De nos jours Pierre Lachambeaudie a tenté de retrouver la manière de cet optimiste averti que fut le bon La Fontaine. Mais c’est un fabuliste rural et volontairement socialiste. Il prêche, il n’enseigne pas. Il se fait d’ailleurs l’apôtre généreux des revendications nouvelles. La Fontaine, qui sait ce que pèsent aux épaules des misérables, la corvée, les impôts, les créanciers, conseille pourtant aux tâcherons de finir leur journée sans colère — et sans braver la mort. Il n’eût point poussé le bûcheron à la barricade. Lachambeaudie l’y eût suivi. La Fontaine était si résigné qu’en mourant il ne croyait même pas que l’enfer pût durer longtemps dans l’autre monde. « On s’habitue à tout, » disait-il à son confesseur qui voulait l’effrayer, « et je suis sûr que les damnés finissent par se trouver là-bas comme des poissons dans l’eau ! » C’était l’âme la plus tendre qu’on pût rencontrer. Il passa dans la vie comme un visionnaire. Il ignorait le mal, il aimait le bien. Il ne le trouvait pas toujours.
Jean s’en alla comme il était venu. . . .

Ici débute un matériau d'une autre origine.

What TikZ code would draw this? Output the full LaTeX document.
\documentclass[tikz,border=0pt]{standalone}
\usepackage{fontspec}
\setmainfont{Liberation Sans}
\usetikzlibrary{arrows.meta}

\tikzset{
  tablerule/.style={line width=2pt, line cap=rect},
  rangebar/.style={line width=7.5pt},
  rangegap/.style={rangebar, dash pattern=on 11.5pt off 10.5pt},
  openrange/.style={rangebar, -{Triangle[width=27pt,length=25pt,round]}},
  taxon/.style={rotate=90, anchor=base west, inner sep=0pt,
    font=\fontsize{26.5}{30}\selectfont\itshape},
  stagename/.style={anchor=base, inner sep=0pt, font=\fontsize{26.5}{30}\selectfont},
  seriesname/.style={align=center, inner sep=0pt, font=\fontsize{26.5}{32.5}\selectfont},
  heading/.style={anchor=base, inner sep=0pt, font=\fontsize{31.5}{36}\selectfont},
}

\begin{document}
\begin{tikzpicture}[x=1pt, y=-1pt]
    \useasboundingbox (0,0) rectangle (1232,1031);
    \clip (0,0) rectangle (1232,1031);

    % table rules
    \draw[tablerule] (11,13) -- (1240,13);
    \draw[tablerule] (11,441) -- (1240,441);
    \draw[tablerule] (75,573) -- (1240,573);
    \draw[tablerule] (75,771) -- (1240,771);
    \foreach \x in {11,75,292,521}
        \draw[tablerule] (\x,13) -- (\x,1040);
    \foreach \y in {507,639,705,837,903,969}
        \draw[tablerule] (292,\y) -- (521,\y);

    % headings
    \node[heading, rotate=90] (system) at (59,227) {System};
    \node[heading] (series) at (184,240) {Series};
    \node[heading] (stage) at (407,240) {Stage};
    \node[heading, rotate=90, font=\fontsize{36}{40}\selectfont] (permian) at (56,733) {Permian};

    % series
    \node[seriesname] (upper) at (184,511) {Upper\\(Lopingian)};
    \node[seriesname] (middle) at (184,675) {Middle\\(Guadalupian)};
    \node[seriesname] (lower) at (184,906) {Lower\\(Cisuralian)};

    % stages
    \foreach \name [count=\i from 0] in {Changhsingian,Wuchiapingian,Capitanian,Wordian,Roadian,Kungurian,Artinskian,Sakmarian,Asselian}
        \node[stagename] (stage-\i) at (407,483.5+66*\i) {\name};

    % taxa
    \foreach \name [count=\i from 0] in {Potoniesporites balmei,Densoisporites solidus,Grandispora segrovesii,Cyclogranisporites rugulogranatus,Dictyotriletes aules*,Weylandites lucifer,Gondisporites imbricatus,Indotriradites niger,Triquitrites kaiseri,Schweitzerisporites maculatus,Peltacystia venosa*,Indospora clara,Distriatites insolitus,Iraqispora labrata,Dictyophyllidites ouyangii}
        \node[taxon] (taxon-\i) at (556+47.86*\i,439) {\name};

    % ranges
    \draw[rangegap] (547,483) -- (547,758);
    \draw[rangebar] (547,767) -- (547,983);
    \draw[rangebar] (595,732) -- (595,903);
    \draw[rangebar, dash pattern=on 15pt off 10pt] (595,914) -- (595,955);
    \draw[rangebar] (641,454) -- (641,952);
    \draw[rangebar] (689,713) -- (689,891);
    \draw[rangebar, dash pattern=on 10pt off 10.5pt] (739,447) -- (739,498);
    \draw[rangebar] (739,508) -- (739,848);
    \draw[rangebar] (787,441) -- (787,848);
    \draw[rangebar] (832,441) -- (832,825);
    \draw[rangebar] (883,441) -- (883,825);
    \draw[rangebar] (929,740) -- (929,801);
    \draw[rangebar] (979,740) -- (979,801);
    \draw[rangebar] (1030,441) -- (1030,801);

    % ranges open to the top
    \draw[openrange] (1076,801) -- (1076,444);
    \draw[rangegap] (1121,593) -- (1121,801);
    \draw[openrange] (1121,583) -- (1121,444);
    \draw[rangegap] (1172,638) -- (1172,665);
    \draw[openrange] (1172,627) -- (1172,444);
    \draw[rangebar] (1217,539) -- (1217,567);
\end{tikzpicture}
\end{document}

Il avait mangé son fonds. Il ignorait ce qu’était la fortune. Il comptait sur ses amis, ‘et sur cet autre ami, le Hasard. On devrait faire de sa maison de Château-Thierry un Musée comme on en a fait un du logis où passa Victor Hugo, place Royale, comme l’Académie Française en fera un du petit Château de Nohant où mourut George Sand. Des admirateurs du Fablier ont eu cette idée d’une souscription à dix centimes ouverte dans toutes les écoles pour le rachat de la maison natale de La Fontaine. M. Henry Roujon, qui aime La Fontaine comme il aime Montaigne, devait se mettre à la tête de cette œuvre de réparation, de conservation nationale. Et il serait piquant que, l’idée étant reprise ici, ce fût du Pays du plus grand des dramaturges, Shakespeare, que le projet sortît des limbes, et qu’à Château-Thierry on ouvrît, un jour, ce Musée La Fontaine—livres vieilles éditions, autographes, illustrations, souvenirs —au fronton duquel on pourrait aussi écrire : « Laissez venir à moi les petits enfants. Et les grands-pères aussi ».
- La Fontaine et ses œuvres, par Jules Claretie, Viroflay, 27 septembre 1909.